Romanzo criminale di Giancarlo De Cataldo

 

 

Forse il romanzo del giovane scrittore leccese De Cataldo non ha ricevuto l'attenzione che merita. Forse l'urgenza di dimenticare una delle tante pagine buie della storia italiana degli ultimi anni - peraltro recentemente assurta di nuovo agli onori della cronaca grazie alla condanna del senatore a vita Andreotti nell'ambito del processo per l'omicidio del giornalista Mino Pecorelli - ha contribuito a creare attorno a questo libro una sorta di oblio.


Eppure ci troviamo di fronte ad un romanzo che possiede una forza rara, straordinaria, un'opera fluviale e complessa (il romanzo consta di più di 600 pagine!) che però si legge d'un fiato.
De Cataldo, e questo è un altro punto a suo favore, oltre ad essere uno scrittore di notevole talento è anche magistrato presso la Corte di Assise di Roma; eppure riesce a smettere la toga e a farsi romanziere senza appesantire troppo la sua opera con la ricerca della verità storica sui crimini della cosiddetta banda della Magliana. L'autore infatti non è troppo interessato alle migliaia di pagine dei faldoni processuali che riguardano i personaggi del romanzo, ma a conti fatti la sua ricostruzione è più che convincente.

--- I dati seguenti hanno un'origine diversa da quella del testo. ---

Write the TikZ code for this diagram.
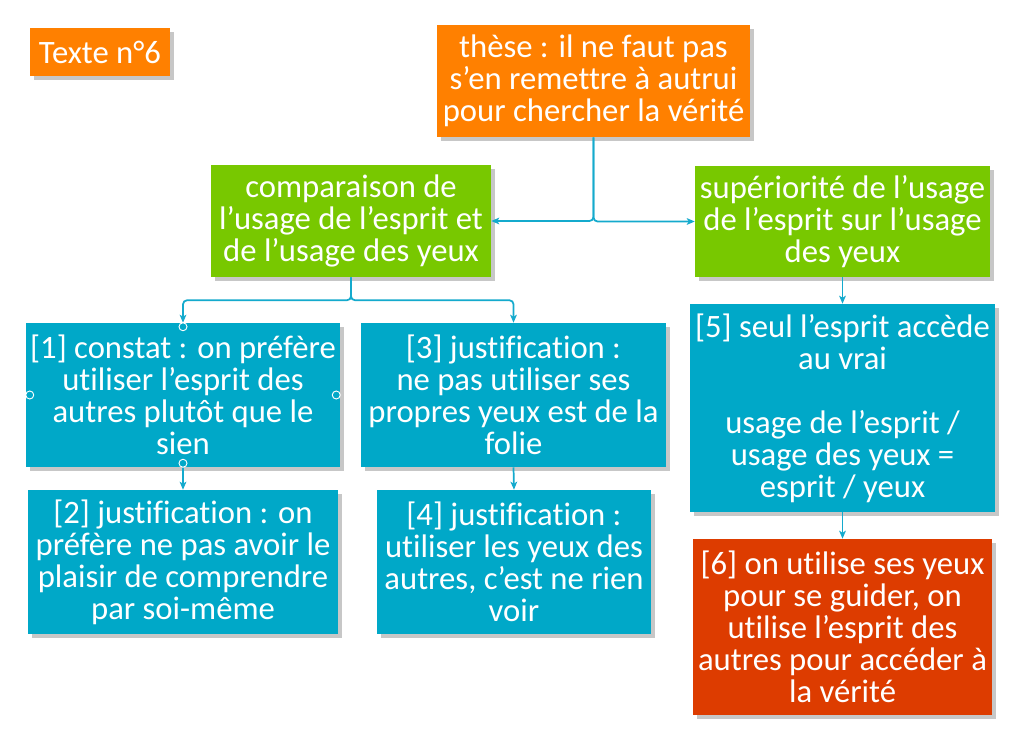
\documentclass[tikz,border=0pt]{standalone}
\usepackage{fontspec}
\setmainfont{Carlito}[Ligatures=NoCommon]
\usetikzlibrary{arrows.meta,shadows,calc}
\definecolor{theseorange}{RGB}{255,128,0}
\definecolor{partgreen}{RGB}{120,200,0}
\definecolor{stepblue}{RGB}{0,168,200}
\definecolor{endred}{RGB}{221,60,0}
\definecolor{linkblue}{RGB}{20,170,205}
\begin{document}
\begin{tikzpicture}[
    x=0.75pt, y=-0.75pt,
    box/.style={inner sep=0pt, text=white, align=center,
        font=\fontsize{24.5}{24}\selectfont,
        drop shadow={shadow xshift=3pt, shadow yshift=-3pt, opacity=0.22, fill=black}},
    orangebox/.style={box, fill=theseorange},
    greenbox/.style={box, fill=partgreen},
    bluebox/.style={box, fill=stepblue},
    redbox/.style={box, fill=endred},
    link/.style={draw=linkblue, line width=1.3pt, rounded corners=3pt,
        -{Stealth[length=6pt,width=5pt,inset=1.5pt]}},
    handle/.style={draw=white, line width=0.7pt}
    ]
    \useasboundingbox[fill=white] (0,0) rectangle (1024,752);

    % titles
    \node[orangebox, minimum width=105pt, minimum height=36pt] (texte) at (100,52) {Texte n°6};
    \node[orangebox, minimum width=234.75pt, minimum height=84pt] (these) at (593.5,81)
        {thèse : il ne faut pas\\s’en remettre à autrui\\pour chercher la vérité};

    % two parts
    \node[greenbox, minimum width=210pt, minimum height=84pt] (comp) at (351,221)
        {comparaison de\\l’usage de l’esprit et\\de l’usage des yeux};
    \node[greenbox, minimum width=221.25pt, minimum height=83.25pt] (sup) at (842.5,221.5)
        {supériorité de l’usage\\de l’esprit sur l’usage\\des yeux};

    % steps
    \node[bluebox, minimum width=235.5pt, minimum height=108pt] (n1) at (183,395)
        {[1] constat : on préfère\\utiliser l’esprit des\\autres plutôt que le\\sien};
    \node[bluebox, minimum width=232.5pt, minimum height=108pt] (n2) at (183,562)
        {[2] justification : on\\préfère ne pas avoir le\\plaisir de comprendre\\par soi-même};
    \node[bluebox, minimum width=228.75pt, minimum height=108pt] (n3) at (513.5,395)
        {[3] justification :\\ne pas utiliser ses\\propres yeux est de la\\folie};
    \node[bluebox, minimum width=205.5pt, minimum height=108pt] (n4) at (514,562)
        {[4] justification :\\utiliser les yeux des\\autres, c’est ne rien\\voir};
    \node[bluebox, minimum width=228.75pt, minimum height=156pt] (n5) at (842.5,408)
        {[5] seul l’esprit accède\\au vrai\\[24pt]usage de l’esprit /\\usage des yeux =\\esprit / yeux};
    \node[redbox, minimum width=224.25pt, minimum height=132pt] (n6) at (842.5,627)
        {[6] on utilise ses yeux\\pour se guider, on\\utilise l’esprit des\\autres pour accéder à\\la vérité};

    % links
    \draw[link] (these.south) |- (comp.east);
    \draw[link] (these.south) |- (sup.west);
    \draw[link] (comp.south) -- ++(0,23) -| (n1.north);
    \draw[link] (comp.south) -- ++(0,23) -| (n3.north);
    \draw[link] (n1.south) -- (n2.north);
    \draw[link] (n3.south) -- (n4.north);
    \draw[link] (sup.south) -- (n5.north);
    \draw[link] (n5.south) -- (n6.north);

    % selection handles
    \foreach \side in {north,south,east,west}
        \draw[handle] ($(n1.\side)!3pt!(n1.center)$) circle (3pt);
\end{tikzpicture}
\end{document}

De Cataldo è rimasto affascinato per primo dalla storia, da una trama che si è messa in piedi da sé (all'autore basta infatti narrare le vicende in ordine cronologico per avere un plot esplosivo fatto di colpi di scena e imprevisti) e trasmette al lettore tale sensazione grazie ad una straordinaria capacità affabulatoria.


Si può solamente accennare alla trama vista la sua imponenza e la presenza di innumerevoli personaggi: tra la fine degli anni '70 e gli anni '80 una feroce banda di malavitosi tenta di fare il grande colpo: impossessarsi di Roma. Nel paese tira una brutta aria: tutte le attenzioni degli inquirenti e delle forze dell'ordine sono rivolte alle stragi e alle BR, per cui si può "lavorare" in relativa tranquillità.


I componenti della banda della Magliana (Franco Giuseppucci: "er Negro", ma "il Libanese" nel libro; Enrico De Pedis: "Renatino", ma "Dandi" nel libro; Maurizio Abbatino: "il Freddo"; Danilo Abbruciati: "Nembo Kid"; per rimanere allo stato maggiore dell'organizzazione) mettono a ferro e fuoco la capitale, cercando di trasformarsi da piccoli delinquenti di quartiere a capi della criminalità romana, sfruttando i legami con la camorra e i Corleonesi, con i neofascisti e i servizi segreti deviati.


Con l'arrivo a Roma della droga la banda riesce ad accumulare un'enorme quantità di capitale, che reinveste in ogni tipo di attività, non solo illegale (si pensi che il più celebre locale romano degli anni '80, il Jackie 'O ma Full '80 nel romanzo, è di proprietà dei ragazzi della Magliana).


Ma il tentativo di controllare da soli la piazza romana, di trasformare l'anarchia criminale della capitale attraverso una struttura solida e organizzata, alla siciliana, fallisce a causa di una serie infinita di rivalità e tradimenti, guerre tra bande rivali ed anche, in minima parte, grazie all'ostinazione con la quale un poliziotto, il commissario Scialoja, classica figura di sbirro duro, il "cane sciolto" per eccellenza, perseguita i fuorilegge. Il sogno del Libanese, uno dei fondatori della banda, si rivela impossibile da realizzare e si spegne nella tomba con lui.
Tra i tanti motivi di interesse del romanzo c'è anche l'aspetto stilistico: Romanzo criminale non è il corrispettivo italiano del giallone americano o anglosassone, ma piuttosto un'opera che affonda le sue radici nella letteratura italiana del dopoguerra.


Grazie a questo parallelismo ben si spiega il lavoro profondo sulla lingua che l'autore affronta, sfruttando appieno tutte le potenzialità espressive del dialetto romanesco e del gergo della malavita (si veda, ad esempio, l'ampio ricorso ai cosiddetti nomi parlanti: Il Freddo, Fierolocchio, Il Sorcio, ecc.).
La questione è tutt'altro che secondaria, e meriterebbe una ben più approfondita trattazione. Tuttavia non è difficile individuare i modelli di De Cataldo, vale a dire i due scrittori contemporanei che più di altri hanno raccontato Roma anche attraverso il suo dialetto: Carlo Emilio Gadda e Pier Paolo Pasolini (sarà un caso ma entrambi, proprio come De Cataldo, si servono del romanesco pur non essendo romani).

Giancarlo De Cataldo, Romanzo criminale, Torino, Einaudi Stilelibero, 2002, pp.628, 14,50 euro.